Andacht am 01.03.2012, Pfarrer Siegfried Fischer

Liebe Besucherinnen und Besucher der Vesperkirche,

ich grüße Sie alle herzlich. Mein Name ist Siegfried Fischer, evangelischer Krankenhauspfarrer in Ludwigsburg.

„Amselzehen sind warm“
Im August 1963 verlässt der Schriftsteller Wolfdietrich Schnurre zum ersten Mal nach mehreren Monaten sein Krankenzimmer in einer Berliner Klinik. Er leidet an einer neurologischen Erkrankung, hat oft Lähmungserscheinungen, und braucht noch viel Geduld.
Aber nun kommt der Tag, an dem er sich vorsichtig aus der Klinik wagt. Die Beine bandagiert, er hat Schmerzen.
Dann passiert es. „Plötzlich der Sturz“, schreibt er später im Telegrammstil. „Ich hatte aus Scheu vor Zuschauern eine einsame Ecke im Park gewählt. Niemand, der mich so schnell fände. Lag reglos da; jede Motorik erloschen; Pflaster unter den Knien...“

„Da kam sie. Hüpfte erst scharrend um mich herum.
Schreckte auch einmal, als mir das Augenlid zuckte.
Auf der Schulter den Schnabel gewetzt.
Den Arm entlangbalanciert.
Und schließlich von Finger auf Finger umsteigend.
Ein Jahr lang kein Gefühl in den Händen, und nun die Wärme dieser sanft zugreifenden Amselzehen empfunden.
Das war es. Höher läßt sich das Leben nicht schrauben."

„Amselzehen sind warm." So beginnen seine späteren Notizen über den Vorfall im Park des Berliner Krankenhauses. Diese unvermutete Wärme markiert die Grenze zwischen Tod und Leben.
Zuerst die Lähmung des ganzen Körpers, die dem Kranken immer mehr die Hoffnung nahm - dann der verwegene Aufbruch in den Park - dort der Sturz fern von Menschen, die ihm zu Hilfe kommen könnten. Und dann das Empfinden der Wärme, die von den Zehen eines Vogels ausgeht – und alles veränderte. Diese Momente waren wichtiger als alles, was danach geschah: dass man den Gestürzten fand, ihm aufhalf, ihn zurückbrachte in sein Krankenzimmer.
Dass der Hinfällige die Wärme dieser Amselzehen spürt, bringt die Wendung und leitet eine wundersame Heilung ein. „Höher läßt sich das Leben nicht schrauben."

Es ist wie im Märchen: Ein Vogel bringt einem, der in großer Gefahr ist, eine rettende Botschaft. Es ist noch nicht so weit.

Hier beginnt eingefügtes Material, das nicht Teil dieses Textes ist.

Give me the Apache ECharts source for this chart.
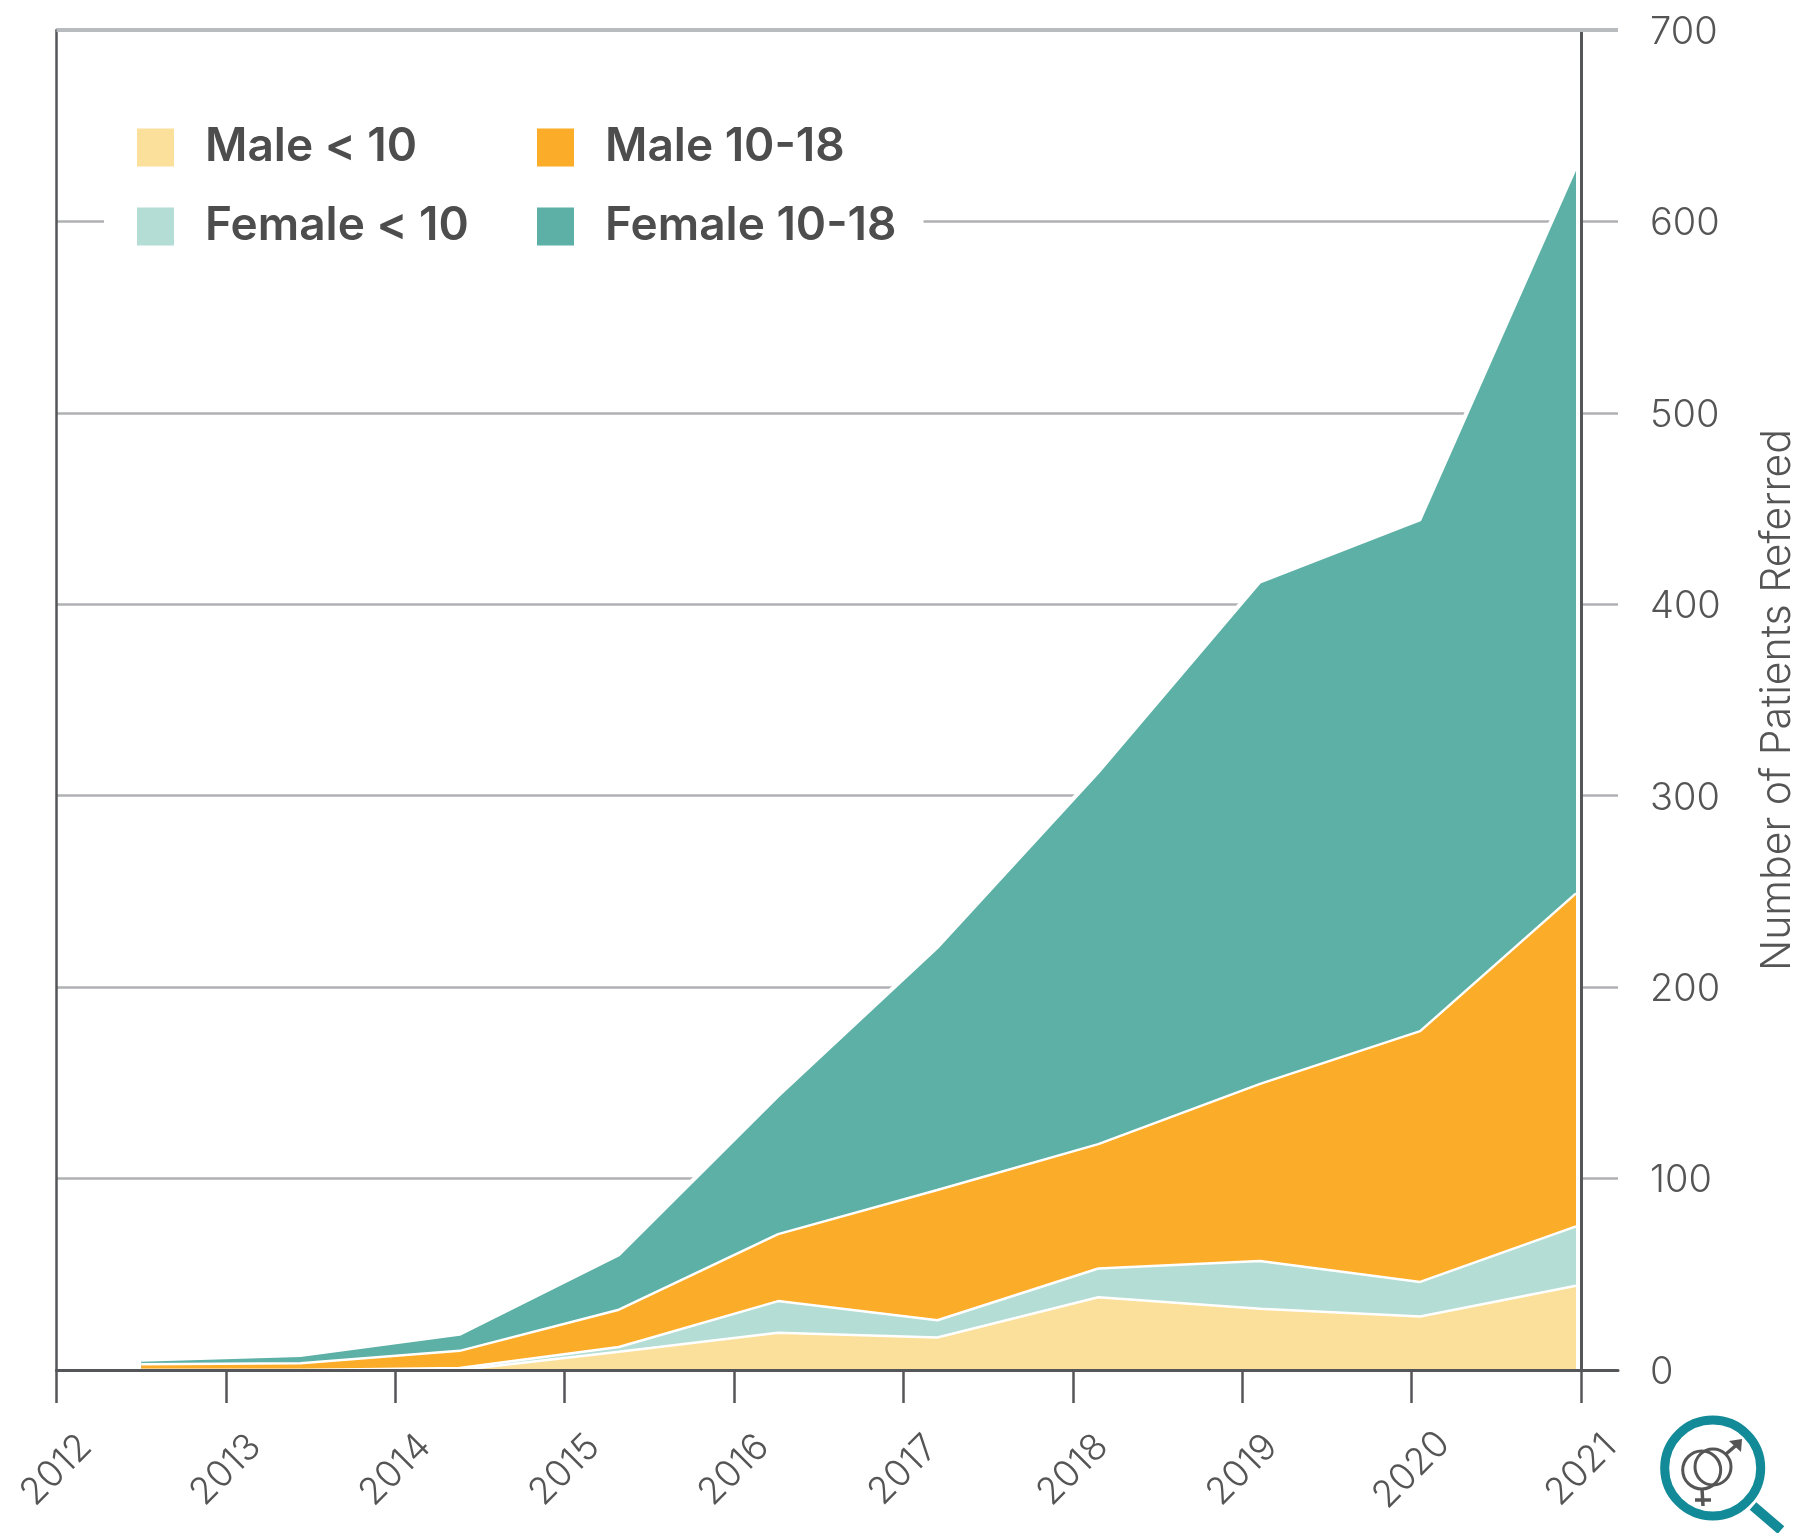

„Ich weiß gar nicht, wie ich das machen soll, wenn ich wieder nach Hause muss“, sagte mir vor mehreren Wochen ein Patient aus der Psychiatrie. Über einen Monat war er bereits dort – und er hatte Angst, seine Wohnung wieder betreten zu müssen und das Alleinsein wieder kommt.

Gestern rief er bei mir an, seit 5 Tagen ist er nun wieder zu Hause. Es gehe ihm gut. Ein guter Freund habe sich überraschend gemeldet und sei vorbeigekommen. Auch eine Frau aus der Nachbarschaft habe vorbeigeschaut und sich eine Weile zu ihm gesetzt.
Es war ein gutes Gefühl, seine veränderte Stimme zu hören. „Es geht wieder weiter“, sagte er noch.

Amselzehen sind warm. Manchmal ist es ein guter Freund, manchmal eine Amsel, die wir in diesen Tagen wieder vermehrt pfeifen hören. Manchmal braucht es eine Weile, bis wir sie wahrnehmen. Manchmal braucht es jemand, der zu mir sagt, dass Gott da ist und mitgeht.

Amselzehen sind warm. „Steh wieder auf und geh“, erzählt die Amsel. „Du hast noch einen Weg vor dir.“

Heute ist der 1.März, draußen scheint die Sonne wieder. Meine Mutter hat, als wir noch Kinder waren, immer gesagt: wenn es März wird, wird es bald wieder Frühling. Ich wünsche Ihnen allen einen guten Tag.